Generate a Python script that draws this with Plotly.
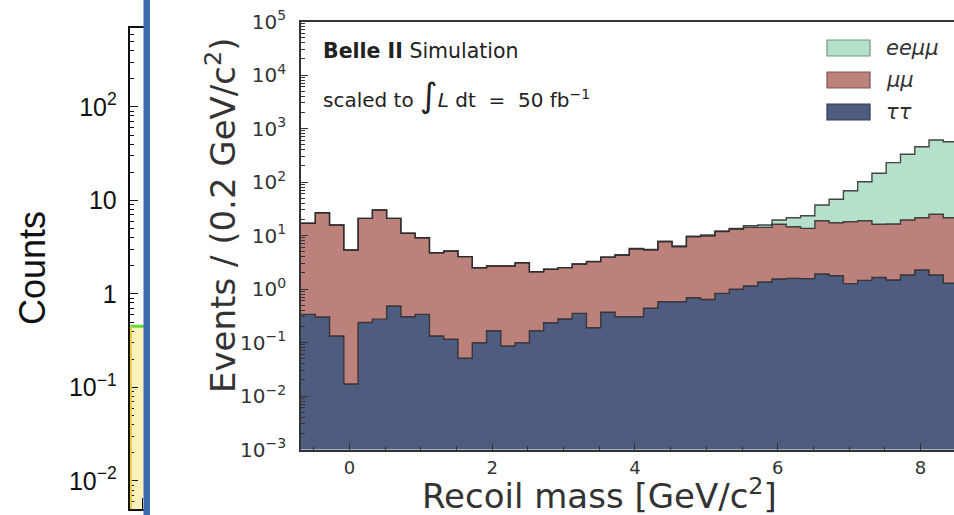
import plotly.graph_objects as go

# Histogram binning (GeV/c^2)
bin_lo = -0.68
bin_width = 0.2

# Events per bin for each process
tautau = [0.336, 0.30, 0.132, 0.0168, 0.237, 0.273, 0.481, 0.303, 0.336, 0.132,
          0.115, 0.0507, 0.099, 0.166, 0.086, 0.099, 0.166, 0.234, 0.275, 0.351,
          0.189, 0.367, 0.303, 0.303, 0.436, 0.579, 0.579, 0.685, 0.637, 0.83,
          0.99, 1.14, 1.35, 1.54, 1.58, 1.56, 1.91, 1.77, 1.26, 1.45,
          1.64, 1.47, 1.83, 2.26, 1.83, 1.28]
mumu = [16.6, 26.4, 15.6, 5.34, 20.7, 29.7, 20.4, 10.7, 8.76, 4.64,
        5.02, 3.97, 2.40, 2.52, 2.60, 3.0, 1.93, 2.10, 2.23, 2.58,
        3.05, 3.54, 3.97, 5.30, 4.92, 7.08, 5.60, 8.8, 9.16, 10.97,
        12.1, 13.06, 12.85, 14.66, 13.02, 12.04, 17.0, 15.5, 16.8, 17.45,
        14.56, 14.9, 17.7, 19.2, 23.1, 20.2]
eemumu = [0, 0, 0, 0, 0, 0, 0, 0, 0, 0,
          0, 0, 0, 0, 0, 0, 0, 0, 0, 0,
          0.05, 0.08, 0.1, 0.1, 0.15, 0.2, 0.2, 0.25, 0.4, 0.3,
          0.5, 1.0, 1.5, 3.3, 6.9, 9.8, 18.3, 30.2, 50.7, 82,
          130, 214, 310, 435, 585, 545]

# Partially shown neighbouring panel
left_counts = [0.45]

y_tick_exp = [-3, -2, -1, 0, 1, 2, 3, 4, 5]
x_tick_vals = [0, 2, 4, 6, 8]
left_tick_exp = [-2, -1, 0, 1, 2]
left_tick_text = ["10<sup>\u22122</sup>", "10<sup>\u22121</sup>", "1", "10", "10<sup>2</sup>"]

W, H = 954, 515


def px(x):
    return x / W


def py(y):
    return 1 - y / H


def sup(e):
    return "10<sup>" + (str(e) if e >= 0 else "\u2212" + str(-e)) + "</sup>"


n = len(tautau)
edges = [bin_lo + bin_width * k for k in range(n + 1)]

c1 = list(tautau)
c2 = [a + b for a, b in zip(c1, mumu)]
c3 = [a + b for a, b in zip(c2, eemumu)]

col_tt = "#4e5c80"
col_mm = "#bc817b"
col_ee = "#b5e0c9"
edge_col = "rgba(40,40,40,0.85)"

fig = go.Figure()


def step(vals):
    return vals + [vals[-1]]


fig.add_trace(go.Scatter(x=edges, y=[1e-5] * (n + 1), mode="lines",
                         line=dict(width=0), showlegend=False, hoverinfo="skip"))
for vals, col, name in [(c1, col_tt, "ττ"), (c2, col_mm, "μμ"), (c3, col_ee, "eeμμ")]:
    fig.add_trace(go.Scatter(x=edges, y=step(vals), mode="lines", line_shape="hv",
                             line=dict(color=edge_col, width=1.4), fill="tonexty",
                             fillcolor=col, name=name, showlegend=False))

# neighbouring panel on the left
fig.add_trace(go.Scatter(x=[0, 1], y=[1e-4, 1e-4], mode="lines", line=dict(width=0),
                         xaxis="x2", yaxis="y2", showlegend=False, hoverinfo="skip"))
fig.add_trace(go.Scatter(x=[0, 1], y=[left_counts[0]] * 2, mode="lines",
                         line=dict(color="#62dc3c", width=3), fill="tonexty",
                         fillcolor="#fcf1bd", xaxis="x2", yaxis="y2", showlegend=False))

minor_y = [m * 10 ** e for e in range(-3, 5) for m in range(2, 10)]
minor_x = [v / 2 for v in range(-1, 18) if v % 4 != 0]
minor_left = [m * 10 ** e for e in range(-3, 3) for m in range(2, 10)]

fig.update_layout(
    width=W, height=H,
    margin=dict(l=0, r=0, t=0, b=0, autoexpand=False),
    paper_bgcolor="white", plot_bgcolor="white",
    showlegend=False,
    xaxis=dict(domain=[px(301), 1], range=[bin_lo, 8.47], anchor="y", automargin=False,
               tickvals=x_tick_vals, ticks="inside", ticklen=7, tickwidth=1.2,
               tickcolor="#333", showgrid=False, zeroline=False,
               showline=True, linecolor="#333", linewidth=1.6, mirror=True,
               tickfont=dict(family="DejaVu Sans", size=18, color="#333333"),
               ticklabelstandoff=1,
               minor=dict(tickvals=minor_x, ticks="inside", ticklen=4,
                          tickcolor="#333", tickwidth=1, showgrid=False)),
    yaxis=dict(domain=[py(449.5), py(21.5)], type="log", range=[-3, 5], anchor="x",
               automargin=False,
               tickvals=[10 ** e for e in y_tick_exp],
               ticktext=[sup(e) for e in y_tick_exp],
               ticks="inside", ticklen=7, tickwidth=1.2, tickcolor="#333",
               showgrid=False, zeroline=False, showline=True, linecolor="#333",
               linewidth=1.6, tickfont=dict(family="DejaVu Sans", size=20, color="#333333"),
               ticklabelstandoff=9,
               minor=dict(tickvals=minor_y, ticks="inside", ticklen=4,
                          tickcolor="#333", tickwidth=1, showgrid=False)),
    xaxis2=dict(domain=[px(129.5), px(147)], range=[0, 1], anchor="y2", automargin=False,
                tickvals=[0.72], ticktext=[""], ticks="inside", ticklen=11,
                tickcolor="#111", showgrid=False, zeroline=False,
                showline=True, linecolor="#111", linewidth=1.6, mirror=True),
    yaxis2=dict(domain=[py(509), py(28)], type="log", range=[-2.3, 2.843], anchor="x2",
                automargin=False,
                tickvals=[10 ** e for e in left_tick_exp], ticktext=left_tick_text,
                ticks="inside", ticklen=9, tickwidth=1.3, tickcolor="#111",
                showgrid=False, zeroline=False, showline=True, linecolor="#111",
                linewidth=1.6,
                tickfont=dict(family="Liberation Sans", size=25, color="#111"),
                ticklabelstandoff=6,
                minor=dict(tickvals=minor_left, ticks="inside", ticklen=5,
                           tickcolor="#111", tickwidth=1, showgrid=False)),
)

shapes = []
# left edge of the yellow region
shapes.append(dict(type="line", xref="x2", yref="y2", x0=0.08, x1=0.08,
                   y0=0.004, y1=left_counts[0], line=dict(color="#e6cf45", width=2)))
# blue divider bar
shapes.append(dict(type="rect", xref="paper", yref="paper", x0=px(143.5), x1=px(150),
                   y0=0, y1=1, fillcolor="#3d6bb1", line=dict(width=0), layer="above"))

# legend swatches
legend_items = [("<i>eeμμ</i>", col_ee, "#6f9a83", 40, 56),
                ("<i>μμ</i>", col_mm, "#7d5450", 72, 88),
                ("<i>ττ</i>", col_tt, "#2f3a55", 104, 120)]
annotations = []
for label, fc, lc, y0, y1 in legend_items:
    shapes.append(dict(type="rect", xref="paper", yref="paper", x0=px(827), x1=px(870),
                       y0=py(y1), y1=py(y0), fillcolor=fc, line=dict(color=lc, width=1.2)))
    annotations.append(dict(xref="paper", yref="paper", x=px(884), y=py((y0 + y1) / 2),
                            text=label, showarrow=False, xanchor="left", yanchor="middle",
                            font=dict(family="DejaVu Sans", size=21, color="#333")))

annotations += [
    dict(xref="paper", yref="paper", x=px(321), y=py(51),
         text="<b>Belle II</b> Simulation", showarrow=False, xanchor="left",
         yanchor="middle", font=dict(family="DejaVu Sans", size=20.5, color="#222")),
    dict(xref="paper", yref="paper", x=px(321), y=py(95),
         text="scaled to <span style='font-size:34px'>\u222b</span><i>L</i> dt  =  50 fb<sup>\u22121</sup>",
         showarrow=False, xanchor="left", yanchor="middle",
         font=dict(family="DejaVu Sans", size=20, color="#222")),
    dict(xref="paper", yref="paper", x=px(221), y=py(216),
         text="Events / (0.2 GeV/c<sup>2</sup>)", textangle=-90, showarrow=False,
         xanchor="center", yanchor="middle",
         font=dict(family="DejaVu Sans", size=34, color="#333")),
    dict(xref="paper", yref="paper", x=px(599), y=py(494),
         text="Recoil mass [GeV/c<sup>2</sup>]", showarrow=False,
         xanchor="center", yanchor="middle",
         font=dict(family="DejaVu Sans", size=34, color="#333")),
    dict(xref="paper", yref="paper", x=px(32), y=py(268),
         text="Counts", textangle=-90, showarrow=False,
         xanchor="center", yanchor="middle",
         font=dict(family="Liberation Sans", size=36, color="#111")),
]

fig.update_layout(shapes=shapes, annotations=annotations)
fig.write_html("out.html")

* * * *

PROBLEM REQUIREMENTS:
From the top of the listing above, repeat each line exactly until you reach the line containing "return vals + [vals[-1]]", and repeat that one too. Leave the pictures out.

TASK SOLUTION:
Generate a Python script that draws this with Plotly.
import plotly.graph_objects as go

# Histogram binning (GeV/c^2)
bin_lo = -0.68
bin_width = 0.2

# Events per bin for each process
tautau = [0.336, 0.30, 0.132, 0.0168, 0.237, 0.273, 0.481, 0.303, 0.336, 0.132,
          0.115, 0.0507, 0.099, 0.166, 0.086, 0.099, 0.166, 0.234, 0.275, 0.351,
          0.189, 0.367, 0.303, 0.303, 0.436, 0.579, 0.579, 0.685, 0.637, 0.83,
          0.99, 1.14, 1.35, 1.54, 1.58, 1.56, 1.91, 1.77, 1.26, 1.45,
          1.64, 1.47, 1.83, 2.26, 1.83, 1.28]
mumu = [16.6, 26.4, 15.6, 5.34, 20.7, 29.7, 20.4, 10.7, 8.76, 4.64,
        5.02, 3.97, 2.40, 2.52, 2.60, 3.0, 1.93, 2.10, 2.23, 2.58,
        3.05, 3.54, 3.97, 5.30, 4.92, 7.08, 5.60, 8.8, 9.16, 10.97,
        12.1, 13.06, 12.85, 14.66, 13.02, 12.04, 17.0, 15.5, 16.8, 17.45,
        14.56, 14.9, 17.7, 19.2, 23.1, 20.2]
eemumu = [0, 0, 0, 0, 0, 0, 0, 0, 0, 0,
          0, 0, 0, 0, 0, 0, 0, 0, 0, 0,
          0.05, 0.08, 0.1, 0.1, 0.15, 0.2, 0.2, 0.25, 0.4, 0.3,
          0.5, 1.0, 1.5, 3.3, 6.9, 9.8, 18.3, 30.2, 50.7, 82,
          130, 214, 310, 435, 585, 545]

# Partially shown neighbouring panel
left_counts = [0.45]

y_tick_exp = [-3, -2, -1, 0, 1, 2, 3, 4, 5]
x_tick_vals = [0, 2, 4, 6, 8]
left_tick_exp = [-2, -1, 0, 1, 2]
left_tick_text = ["10<sup>\u22122</sup>", "10<sup>\u22121</sup>", "1", "10", "10<sup>2</sup>"]

W, H = 954, 515


def px(x):
    return x / W


def py(y):
    return 1 - y / H


def sup(e):
    return "10<sup>" + (str(e) if e >= 0 else "\u2212" + str(-e)) + "</sup>"


n = len(tautau)
edges = [bin_lo + bin_width * k for k in range(n + 1)]

c1 = list(tautau)
c2 = [a + b for a, b in zip(c1, mumu)]
c3 = [a + b for a, b in zip(c2, eemumu)]

col_tt = "#4e5c80"
col_mm = "#bc817b"
col_ee = "#b5e0c9"
edge_col = "rgba(40,40,40,0.85)"

fig = go.Figure()


def step(vals):
    return vals + [vals[-1]]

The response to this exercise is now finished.